Several times during the morning we had listened to a weather warning on the VHF radio. Further out in the Bristol Channel gale force 8 was imminent and in other parts of the Bristol Channel winds of up to force 7 were to be expected. So far on this trip we had not experienced any more than a force 4 but we were acutely aware that this may at anytime catch us up and we’d spent much of our time watching out for tell tail signs behind us. Luckily though, we hadn’t seen any sign of a gale yet. We hoped that if we kept up a good progress we might make it most of the way home before it got too exciting for comfort. As it happened, we were to experience a drop in wind as the trip progressed and at times it was to become a gentle force 3.

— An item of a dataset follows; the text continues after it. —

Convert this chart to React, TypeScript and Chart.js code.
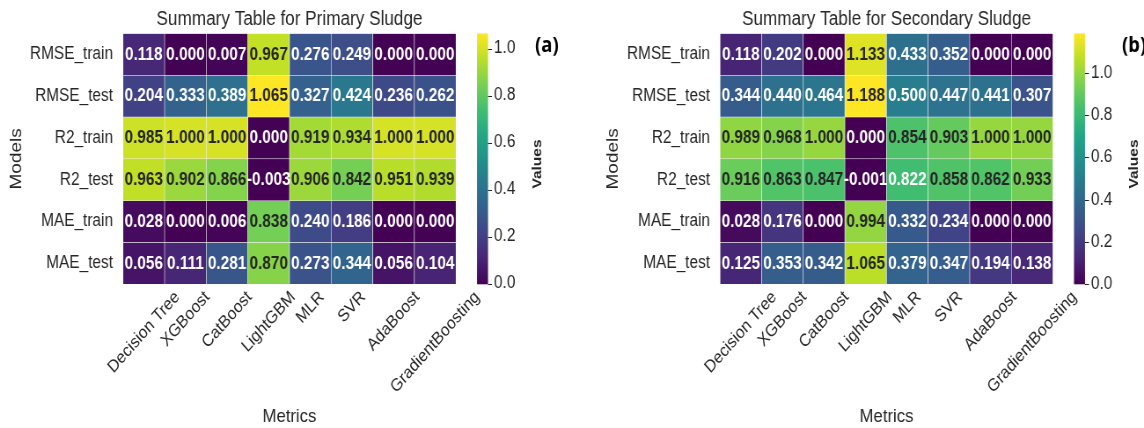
import React, { useEffect, useRef } from 'react';
import { Chart, registerables } from 'chart.js';

Chart.register(...registerables);

// ---------- data ----------
const MODELS = ['Decision Tree', 'XGBoost', 'CatBoost', 'LightGBM', 'MLR', 'SVR', 'AdaBoost', 'GradientBoosting'];
const METRICS = ['RMSE_train', 'RMSE_test', 'R2_train', 'R2_test', 'MAE_train', 'MAE_test'];
const CB_TICKS = [0, 0.2, 0.4, 0.6, 0.8, 1.0];

// Primary sludge
const P_RMSE_TRAIN = [0.118, 0.000, 0.007, 0.967, 0.276, 0.249, 0.000, 0.000];
const P_RMSE_TEST = [0.204, 0.333, 0.389, 1.065, 0.327, 0.424, 0.236, 0.262];
const P_R2_TRAIN = [0.985, 1.000, 1.000, 0.000, 0.919, 0.934, 1.000, 1.000];
const P_R2_TEST = [0.963, 0.902, 0.866, -0.003, 0.906, 0.842, 0.951, 0.939];
const P_MAE_TRAIN = [0.028, 0.000, 0.006, 0.838, 0.240, 0.186, 0.000, 0.000];
const P_MAE_TEST = [0.056, 0.111, 0.281, 0.870, 0.273, 0.344, 0.056, 0.104];
const PRIMARY = [P_RMSE_TRAIN, P_RMSE_TEST, P_R2_TRAIN, P_R2_TEST, P_MAE_TRAIN, P_MAE_TEST];

// Secondary sludge
const S_RMSE_TRAIN = [0.118, 0.202, 0.000, 1.133, 0.433, 0.352, 0.000, 0.000];
const S_RMSE_TEST = [0.344, 0.440, 0.464, 1.188, 0.500, 0.447, 0.441, 0.307];
const S_R2_TRAIN = [0.989, 0.968, 1.000, 0.000, 0.854, 0.903, 1.000, 1.000];
const S_R2_TEST = [0.916, 0.863, 0.847, -0.001, 0.822, 0.858, 0.862, 0.933];
const S_MAE_TRAIN = [0.028, 0.176, 0.000, 0.994, 0.332, 0.234, 0.000, 0.000];
const S_MAE_TEST = [0.125, 0.353, 0.342, 1.065, 0.379, 0.347, 0.194, 0.138];
const SECONDARY = [S_RMSE_TRAIN, S_RMSE_TEST, S_R2_TRAIN, S_R2_TEST, S_MAE_TRAIN, S_MAE_TEST];

// ---------- colour map ----------
const VIRIDIS = ['#440154', '#482475', '#414487', '#355f8d', '#2a788e', '#21918c', '#22a884', '#44bf70', '#7ad151', '#bddf26', '#fde725'];

function hexToRgb(h: string): number[] {
  return [parseInt(h.slice(1, 3), 16), parseInt(h.slice(3, 5), 16), parseInt(h.slice(5, 7), 16)];
}
const VIRIDIS_RGB = VIRIDIS.map(hexToRgb);

function viridis(t: number): number[] {
  const tt = Math.max(0, Math.min(1, t)) * (VIRIDIS_RGB.length - 1);
  const i = Math.min(Math.floor(tt), VIRIDIS_RGB.length - 2);
  const f = tt - i;
  const a = VIRIDIS_RGB[i], b = VIRIDIS_RGB[i + 1];
  return [0, 1, 2].map((k) => a[k] + (b[k] - a[k]) * f);
}
function rgbStr(c: number[]) {
  return `rgb(${Math.round(c[0])},${Math.round(c[1])},${Math.round(c[2])})`;
}
function luminance(c: number[]) {
  const lin = c.map((v) => {
    const s = v / 255;
    return s <= 0.03928 ? s / 12.92 : Math.pow((s + 0.055) / 1.055, 2.4);
  });
  return 0.2126 * lin[0] + 0.7152 * lin[1] + 0.0722 * lin[2];
}

// ---------- layout ----------
const SX = 0.88; // horizontal compression of the figure
const PANEL_CSS_W = 572;
const H = 428;
const TEXT = '#262626';
const FONT = "'Liberation Sans', Arial, sans-serif";

type PanelProps = { title: string; rows: number[][]; tag: string; shift: number; tagOffset: number };

function Panel({ title, rows, tag, shift, tagOffset }: PanelProps) {
  const ref = useRef<HTMLCanvasElement | null>(null);
  const W = Math.round(PANEL_CSS_W / SX);

  useEffect(() => {
    const canvas = ref.current;
    if (!canvas) return;
    Chart.defaults.font.family = FONT;
    const padL = shift / SX;
    const yW = 123 / SX;
    const heatW = 333 / SX;
    const y2W = W - padL - yW - heatW;
    const flat = rows.flat();
    const vmin = Math.min(...flat);
    const vmax = Math.max(...flat);
    const norm = (v: number) => (v - vmin) / (vmax - vmin);

    const datasets = METRICS.map((m, r) => ({
      label: m,
      data: MODELS.map(() => [r, r + 1]),
      backgroundColor: rows[r].map((v) => rgbStr(viridis(norm(v)))),
      borderColor: 'rgba(238,238,238,0.9)',
      borderWidth: 0.6,
      borderSkipped: false,
      barPercentage: 1,
      categoryPercentage: 1,
      grouped: false,
    }));

    const noPad = (sc: any) => {
      sc.paddingTop = 0;
      sc.paddingBottom = 0;
      sc.paddingLeft = 0;
      sc.paddingRight = 0;
    };

    const deco = {
      id: 'deco',
      afterDatasetsDraw(chart: any) {
        const ctx = chart.ctx as CanvasRenderingContext2D;
        const ca = chart.chartArea;
        ctx.save();
        // cell annotations
        ctx.font = `bold 17.5px ${FONT}`;
        ctx.textAlign = 'center';
        ctx.textBaseline = 'middle';
        chart.data.datasets.forEach((_: any, r: number) => {
          const meta = chart.getDatasetMeta(r);
          meta.data.forEach((el: any, c: number) => {
            const v = rows[r][c];
            ctx.fillStyle = luminance(viridis(norm(v))) > 0.408 ? TEXT : '#ffffff';
            const p = el.getCenterPoint();
            ctx.fillText(v.toFixed(3), p.x, p.y + 0.5);
          });
        });
        // rotated x tick labels (centred like matplotlib)
        const xs = chart.scales.x;
        const fs = 17.5;
        ctx.font = `${fs}px ${FONT}`;
        ctx.fillStyle = TEXT;
        MODELS.forEach((m, i) => {
          const w = ctx.measureText(m).width;
          const d = (w + fs * 1.15) * Math.SQRT1_2;
          const cx = xs.getPixelForValue(i);
          const cy = ca.bottom + 3 + d / 2;
          ctx.save();
          ctx.translate(cx, cy);
          ctx.rotate(-Math.PI / 4);
          ctx.fillText(m, 0, 0);
          ctx.restore();
        });
        // colour bar
        const s = chart.scales.y2;
        const x0 = ca.right + 21 / SX;
        const x1 = ca.right + 32 / SX;
        const top = s.getPixelForValue(vmax);
        const bottom = s.getPixelForValue(vmin);
        const g = ctx.createLinearGradient(0, bottom, 0, top);
        VIRIDIS.forEach((c, i) => g.addColorStop(i / (VIRIDIS.length - 1), c));
        ctx.fillStyle = g;
        ctx.fillRect(x0, top, x1 - x0, bottom - top);
        ctx.strokeStyle = TEXT;
        ctx.lineWidth = 1;
        s.ticks.forEach((t: any) => {
          const y = Math.round(s.getPixelForValue(t.value)) + 0.5;
          ctx.beginPath();
          ctx.moveTo(x1, y);
          ctx.lineTo(x1 + 4 / SX, y);
          ctx.stroke();
        });
        // colour bar label
        ctx.font = `bold 15.5px ${FONT}`;
        ctx.fillStyle = TEXT;
        ctx.save();
        ctx.translate(ca.right + 81.5 / SX, 164);
        ctx.rotate(-Math.PI / 2);
        ctx.textAlign = 'center';
        ctx.textBaseline = 'middle';
        ctx.fillText('Values', 0, 0);
        ctx.restore();
        // panel tag
        ctx.font = `bold 21px 'Open Sans', ${FONT}`;
        ctx.fillStyle = '#000000';
        ctx.textAlign = 'left';
        ctx.textBaseline = 'middle';
        ctx.fillText(tag, ca.right + tagOffset / SX, 46);
        ctx.restore();
      },
    };

    const chart = new Chart(canvas, {
      type: 'bar',
      data: { labels: MODELS, datasets: datasets as any },
      options: {
        responsive: false,
        maintainAspectRatio: false,
        animation: false,
        devicePixelRatio: 1,
        layout: { padding: { left: padL, right: 0, top: 0, bottom: 0 } },
        plugins: {
          legend: { display: false },
          tooltip: { enabled: false },
          title: {
            display: true,
            text: title,
            fullSize: false,
            color: TEXT,
            font: { size: 19.5, weight: 'normal', family: FONT },
            padding: { top: 8, bottom: 2 },
          },
        },
        scales: {
          x: {
            type: 'category',
            position: 'bottom',
            offset: true,
            grid: { display: false, drawTicks: false },
            border: { display: false },
            ticks: { display: false },
            title: { display: true, text: 'Metrics', color: TEXT, font: { size: 19, family: FONT }, padding: { top: 0, bottom: 0 } },
            afterFit: (sc: any) => { sc.height = H - 284.3; noPad(sc); },
          },
          y: {
            type: 'linear',
            position: 'left',
            min: 0,
            max: METRICS.length,
            reverse: true,
            grid: { display: false, drawTicks: false },
            border: { display: false },
            afterBuildTicks: (sc: any) => { sc.ticks = METRICS.map((_, i) => ({ value: i + 0.5 })); },
            ticks: {
              autoSkip: false,
              padding: 10 / SX,
              color: TEXT,
              font: { size: 17.5, family: FONT },
              callback: (_v: any, i: number) => METRICS[i],
            },
            title: { display: true, text: 'Models', color: TEXT, font: { size: 19, family: FONT }, padding: { top: 7, bottom: 0 } },
            afterFit: (sc: any) => { sc.width = yW; noPad(sc); },
          },
          y2: {
            type: 'linear',
            position: 'right',
            min: vmin,
            max: vmax,
            grid: { display: false, drawTicks: false },
            border: { display: false },
            afterBuildTicks: (sc: any) => { sc.ticks = CB_TICKS.map((v) => ({ value: v })); },
            ticks: {
              autoSkip: false,
              padding: 38 / SX,
              color: TEXT,
              font: { size: 17.5, family: FONT },
              callback: (v: any) => Number(v).toFixed(1),
            },
            afterFit: (sc: any) => { sc.width = y2W; noPad(sc); },
          },
        } as any,
      },
      plugins: [deco],
    });
    return () => chart.destroy();
  }, [title, rows, tag, shift, tagOffset, W]);

  return (
    <canvas
      ref={ref}
      width={W}
      height={H}
      style={{ width: `${PANEL_CSS_W}px`, height: `${H}px`, display: 'block' }}
    />
  );
}

export default function App() {
  useEffect(() => {
    document.body.style.margin = '0';
  }, []);
  return (
    <div style={{ display: 'flex', width: 1144, height: H, background: '#ffffff' }}>
      <Panel title="Summary Table for Primary Sludge" rows={PRIMARY} tag="(a)" shift={0} tagOffset={79} />
      <Panel title="Summary Table for Secondary Sludge" rows={SECONDARY} tag="(b)" shift={25} tagOffset={69} />
    </div>
  );
}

Later on another stop was made, this time on sand! Another brew up and some food set us up again and we set off once more, this time to take a close look at Denny Island. A lump of rock surrounded by sandbanks, Denny Island rises up out the estuary, resisting the forces of nature and the ceaseless hammering it gets from the second largest tidal range in the world. If the water had been lower allowing us to see the extent of the rock I would have run aground on the sands to explore the little island. But the rock met the water line and I wasn’t going to risk a hole in the canoe out here. We’ll go back in due course at a suitable water level.

Ian had to navigate us across the shallows. The water boiled up with the usual tell tale signs of shallows and sand banks and I raised the rudder and leeboard as we sailed in only a about a foot of water. It’s a strange experience to be in sight of the second Severn crossing, only a short distance from the main shipping lane and in less than knee deep of water. One small area of the shipping lane is never less than 30 metres deep which is a massive contrast to where we were sailing across the edge of Bedwin Sands. It’s no wonder that all commercial ships heading to Sharpness have to have a river pilot on board.

Today the ‘Shoots’ were kind to us with nothing to be concerned about. But even so the eddies just up river of the second Severn Crossing were present in their usual force. These eddies are very strong and on more than one occasion we have been spun around on the spot through 180 degrees even with the sail full of wind. There’s nothing inviting about this area of the river and it always looks very forbidding. But once past the mouth of the river Wye, the Severn regains its usual flow and once more we are speeding towards the old Severn Bridge.

The sail back towards Sharpness was relaxing and uneventful and we followed the right hand shore passing by Littleton Warth, Oldbury Pill and the tidal reservoir at Oldbury Power Station. Before arriving at Sharpness we sailed to Lydney Yacht Club, shooting past the end of Lydney Pier into the slack water behind. Here, on the slip the sail was furled, the boom tied to the outrigger poles and I radioed the Pier Head at Sharpness to request permission to enter the lock.

The tide was still in full flow as we motored across the river to Sharpness and the flow across the end of the piers was incredible. Ferrygliding across controlling the canoe with the throttle we made a neat entry directly behind the right hand pier and proceeded into the shelter of the lock.

After locking into the canal a brief stop was made for some hot soup before we headed back the last couple of miles to Purton where we had set out from.

Arriving at Purton in the fading evening light, at the end of an interesting couple of days both of us looked forward to some fish and chips and a proper night’s sleep.

Looking back on it we realised that we had taken a bit too much kit with us and we could slim this down quite a bit next time we go. We also discovered that the outboard motor need not detract from the sailing or paddling at all and is in fact is a helpful piece of kit on a trip like this offering a bit more scope to a really versatile little canoe. Most of all though we enjoyed our little exploration of the river Axe and Uphill Boat Centre and sailing all the way home again with the wind on the stern.